You and John Baden were the first to attend a Liberty Fund Conference. I think it was at UCLA and I know it included Armen Alchian, The stories and ideas you brought home became another stone in the foundation.

Then came PERC. You had known John when he was at MSU and were working with him on your Hutterite paper. When the two of you aired the idea of creating the Center for Political Economy and Natural Resources, I thought you were crazy. But with John’s entrepreneurship and your solid foundation for economic thinking, I joined the bandwagon, and my career changed yet again.

From that the two of you launched the Journalism Conference, without which Jane Shaw would never have come onto the scene. True confession—I thought she was pretty cute and clearly you did, too. Really, your relationship with her and ultimately your marriage that brought her into the PERC fold marked another turning point in my career. From you I learned to think like an economist, and from her, I learned to write like a journalist (well, not quite like she can write).

Writing this letter reminds me of many things that have slipped away. Few would believe that we grouse hunted together; that we snorkeled together in Florida; that we tasted wine together; and that we could recruit a group of economists to the department that gave it a reputation far beyond what it would have had without you.

Speaking of that reminds me of a recruiting dinner at which you were charged with ordering the wine, and deservedly so. When you tasted the wine, you told the waiter that it was no good and refused the bottle.
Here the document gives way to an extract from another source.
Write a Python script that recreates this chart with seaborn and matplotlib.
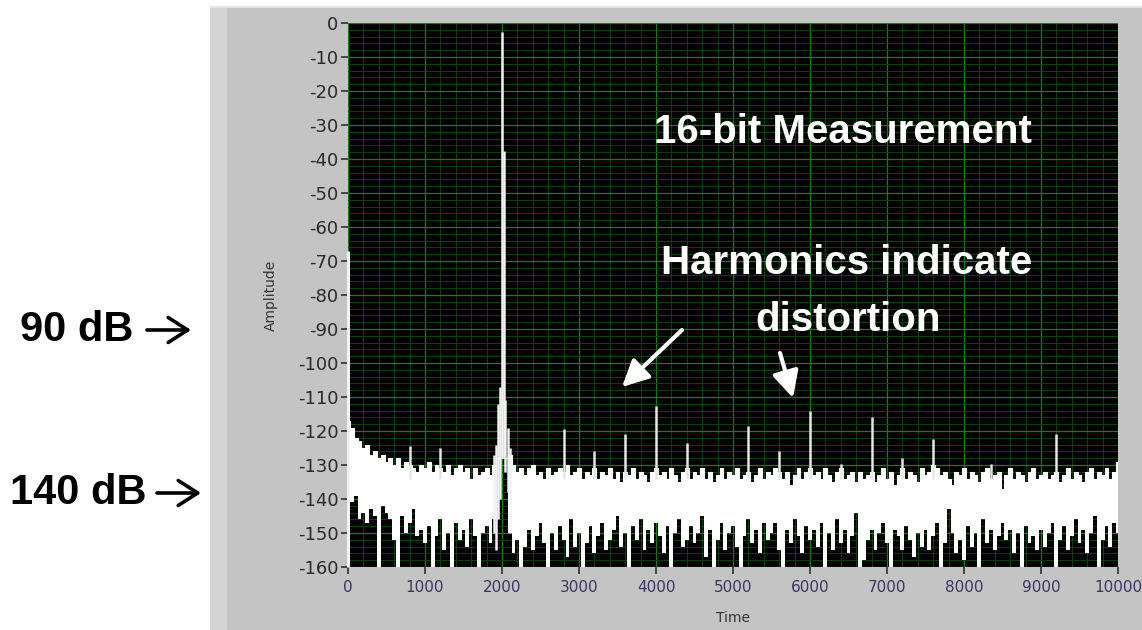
import numpy as np
import pandas as pd
import matplotlib
matplotlib.use("Agg")
import matplotlib.pyplot as plt
import seaborn as sns
from matplotlib.patches import Rectangle
from matplotlib.ticker import MultipleLocator

# ---------------- data ----------------
BIN_HZ = 50  # spacing of the noise-envelope samples below (0 ... 10000 Hz)

# top of the white noise band, one value per 50 Hz bin (dB)
noise_top = [
    -117, -119, -122, -123, -125, -124, -127, -126, -128, -127,   # 0
    -129, -128, -130, -128, -131, -129, -130, -131, -132, -130,   # 500
    -131, -129, -132, -130, -131, -132, -130, -133, -131, -130,   # 1000
    -132, -131, -134, -131, -133, -132, -131, -133, -130, -128,   # 1500
    -128, -128, -127, -130, -132, -131, -133, -131, -130, -133,   # 2000
    -132, -134, -131, -133, -132, -131, -132, -130, -133, -132,   # 2500
    -131, -134, -132, -133, -131, -134, -132, -133, -131, -134,   # 3000
    -132, -135, -132, -133, -131, -134, -132, -133, -135, -132,   # 3500
    -131, -133, -132, -134, -131, -133, -135, -132, -131, -134,   # 4000
    -132, -133, -131, -134, -132, -135, -133, -131, -134, -132,   # 4500
    -133, -131, -134, -133, -132, -135, -133, -131, -134, -132,   # 5000
    -133, -131, -132, -134, -132, -136, -133, -131, -134, -132,   # 5500
    -131, -133, -132, -134, -131, -133, -135, -132, -131, -134,   # 6000
    -133, -132, -135, -132, -134, -133, -132, -135, -133, -131,   # 6500
    -134, -132, -136, -133, -131, -134, -132, -133, -135, -131,   # 7000
    -133, -132, -130, -131, -133, -132, -134, -136, -132, -133,   # 7500
    -131, -134, -132, -133, -135, -132, -131, -134, -133, -132,   # 8000
    -137, -133, -131, -134, -132, -133, -135, -132, -131, -134,   # 8500
    -133, -132, -134, -133, -132, -135, -133, -131, -134, -132,   # 9000
    -133, -135, -132, -131, -134, -132, -133, -131, -134, -132,   # 9500
    -129,                                                         # 10000
]

# bottom of the white noise band (where the dark floor begins), dB
noise_bottom = [
    -160, -141, -139, -146, -144, -147, -143, -145, -160, -142,   # 0
    -144, -146, -152, -160, -145, -150, -147, -143, -151, -149,   # 500
    -153, -148, -160, -151, -146, -155, -150, -160, -147, -152,   # 1000
    -149, -154, -146, -151, -160, -150, -148, -153, -146, -128,   # 1500
    -128, -128, -150, -156, -152, -160, -154, -149, -155, -151,   # 2000
    -147, -153, -160, -150, -155, -148, -152, -157, -146, -154,   # 2500
    -150, -160, -153, -148, -156, -151, -147, -155, -152, -149,   # 3000
    -145, -154, -150, -160, -148, -152, -146, -155, -149, -153,   # 3500
    -147, -151, -156, -148, -160, -150, -146, -154, -152, -148,   # 4000
    -153, -150, -145, -157, -149, -160, -152, -147, -155, -150,   # 4500
    -148, -154, -160, -151, -146, -153, -149, -156, -147, -152,   # 5000
    -150, -147, -155, -160, -149, -153, -146, -151, -156, -148,   # 5500
    -152, -149, -154, -147, -160, -150, -155, -146, -153, -149,   # 6000
    -156, -151, -144, -160, -158, -152, -149, -155, -150, -147,   # 6500
    -153, -160, -149, -151, -155, -148, -152, -157, -150, -154,   # 7000
    -149, -155, -151, -147, -160, -153, -143, -150, -156, -152,   # 7500
    -158, -148, -154, -150, -160, -146, -153, -149, -155, -151,   # 8000
    -147, -152, -149, -156, -150, -160, -148, -153, -151, -155,   # 8500
    -149, -154, -150, -147, -160, -152, -148, -155, -151, -146,   # 9000
    -153, -149, -156, -150, -145, -160, -152, -148, -154, -147,   # 9500
    -150,                                                         # 10000
]

# fundamental tone at 2 kHz and its skirt
tone_hz = [1900, 1925, 1950, 1975, 2000, 2020, 2045, 2075, 2100]
tone_top = [-127, -124, -112, -107, -2.5, -37.5, -111, -119, -125]
tone_bottom = [-150, -155, -146, -140, -128, -128, -132, -138, -150]

# DC component
dc_hz = [0]
dc_db = [-67]

# harmonic / spur lines above the noise floor
harmonic_hz = [800, 1200, 2800, 3200, 3600, 4000, 4400, 5200, 5600,
               6000, 6400, 6800, 7200, 7600, 8350, 9200]
harmonic_db = [-124.5, -125, -119.5, -126, -121, -112.7, -123.4, -118.5, -126,
               -114, -129.6, -116, -128, -122.4, -129.8, -121]

x_ticks = [0, 1000, 2000, 3000, 4000, 5000, 6000, 7000, 8000, 9000, 10000]
y_ticks = [0, -10, -20, -30, -40, -50, -60, -70, -80, -90, -100,
           -110, -120, -130, -140, -150, -160]

# ---------------- figure ----------------
sns.set_style("dark")
plt.rcParams['font.family'] = ['Liberation Sans', 'DejaVu Sans']

W, H = 1142, 630
fig = plt.figure(figsize=(W / 100, H / 100), dpi=100, facecolor='white')

def fx(px):
    return px / W

def fy(py):
    return 1 - py / H

# LabVIEW-like grey panel
fig.patches.append(Rectangle((fx(210), 0), 1 - fx(210), fy(6), transform=fig.transFigure,
                             facecolor='#c4c4c4', edgecolor='none', zorder=-5))
fig.patches.append(Rectangle((fx(210), 0), fx(17), fy(6), transform=fig.transFigure,
                             facecolor='#d4d4d4', edgecolor='none', zorder=-4))
fig.patches.append(Rectangle((fx(210), fy(8)), 1 - fx(210), 2 / H, transform=fig.transFigure,
                             facecolor='#e4e4e4', edgecolor='none', zorder=-4))

ax = fig.add_axes([fx(348), 1 - 567 / H, (1118 - 348) / W, (567 - 23) / H])
ax.set_facecolor('black')

df = pd.DataFrame({'freq': np.arange(len(noise_top)) * BIN_HZ,
                   'top': noise_top, 'bottom': noise_bottom})

# noise band
ax.fill_between(df['freq'], df['bottom'], df['top'], step='mid',
                color='white', lw=0, zorder=3)
sns.lineplot(data=df, x='freq', y='top', ax=ax, drawstyle='steps-mid',
             color='white', lw=0.8, zorder=3)

# tone and skirt
ax.vlines(tone_hz, tone_bottom, tone_top, colors='#f2f2f2', lw=1.8, zorder=4)
# DC
ax.vlines(dc_hz, -160, dc_db, colors='#f2f2f2', lw=2.2, zorder=4, clip_on=False)
# harmonics
ax.vlines(harmonic_hz, -134, harmonic_db, colors='#e6e6e6', lw=1.8, zorder=4)

ax.set_xlim(0, 10000)
ax.set_ylim(-160, 0)
ax.set_xticks(x_ticks)
ax.set_yticks(y_ticks)
ax.xaxis.set_minor_locator(MultipleLocator(200))
ax.yaxis.set_minor_locator(MultipleLocator(2))
ax.grid(which='major', color='#1a7d1a', lw=0.9, zorder=0)
ax.grid(which='minor', color='#0a440a', lw=0.7, zorder=0)
ax.set_axisbelow(True)
for s in ax.spines.values():
    s.set_visible(False)

ax.tick_params(axis='y', which='major', direction='out', length=5, width=1.2,
               color='#303030', pad=2, labelsize=13, labelcolor='#2a2a2a', left=True)
ax.tick_params(axis='x', which='major', direction='out', length=5, width=1.2,
               color='#303030', pad=4, labelsize=11, labelcolor='#3d3562', bottom=True)
ax.tick_params(which='minor', length=0)
ax.set_xticklabels([str(v) for v in x_ticks], family='DejaVu Sans')
ax.set_yticklabels([str(v) for v in y_ticks], family='DejaVu Sans')

ax.set_xlabel('Time', fontsize=10, color='#333333', family='DejaVu Sans')
ax.set_ylabel('Amplitude', fontsize=10, color='#333333', family='DejaVu Sans')
ax.xaxis.set_label_coords(0.5, -0.08)
ax.yaxis.set_label_coords(-0.091, 0.5)

# annotations in white
fig.text(fx(843), fy(132), '16-bit Measurement', color='white', fontsize=29,
         fontweight='bold', ha='center', va='center')
fig.text(fx(847), fy(263), 'Harmonics indicate', color='white', fontsize=29,
         fontweight='bold', ha='center', va='center')
fig.text(fx(848), fy(320), 'distortion', color='white', fontsize=29,
         fontweight='bold', ha='center', va='center')

arrow_kw = dict(arrowstyle='-|>,head_length=0.8,head_width=0.4', color='white',
                lw=3, mutation_scale=20, shrinkA=0, shrinkB=0)
ax.annotate('', xy=(fx(622), fy(387)), xycoords='figure fraction',
            xytext=(fx(682), fy(330)), textcoords='figure fraction',
            arrowprops=arrow_kw, zorder=6)
ax.annotate('', xy=(fx(793), fy(398)), xycoords='figure fraction',
            xytext=(fx(780), fy(353)), textcoords='figure fraction',
            arrowprops=arrow_kw, zorder=6)

# left-hand dynamic range labels with open arrows
fig.text(fx(20), fy(330), '90 dB', color='black', fontsize=30,
         fontweight='bold', ha='left', va='center')
fig.text(fx(10), fy(493), '140 dB', color='black', fontsize=30,
         fontweight='bold', ha='left', va='center')
open_arrow = dict(arrowstyle='->,head_length=0.7,head_width=0.45', color='black',
                  lw=2.6, mutation_scale=20, shrinkA=0, shrinkB=0)
ax.annotate('', xy=(fx(191), fy(330)), xycoords='figure fraction',
            xytext=(fx(147), fy(330)), textcoords='figure fraction',
            arrowprops=open_arrow, annotation_clip=False)
ax.annotate('', xy=(fx(201), fy(493)), xycoords='figure fraction',
            xytext=(fx(157), fy(493)), textcoords='figure fraction',
            arrowprops=open_arrow, annotation_clip=False)

fig.savefig('out.png', dpi=100, facecolor='white')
He brought another, and you repeated the ritual and again refused the wine. I thought you were going a bit far, and suggested that it must have been good enough. Your response was for me to taste it myself. Of course, when it came to wine as with economic thinking, you were right.

As I told Don a couple of days ago, you made my career. Whatever talent I have as an economist started with you teaching me to think like an economist, a talent that few have—especially when compared to you. Thanks for all you did for me.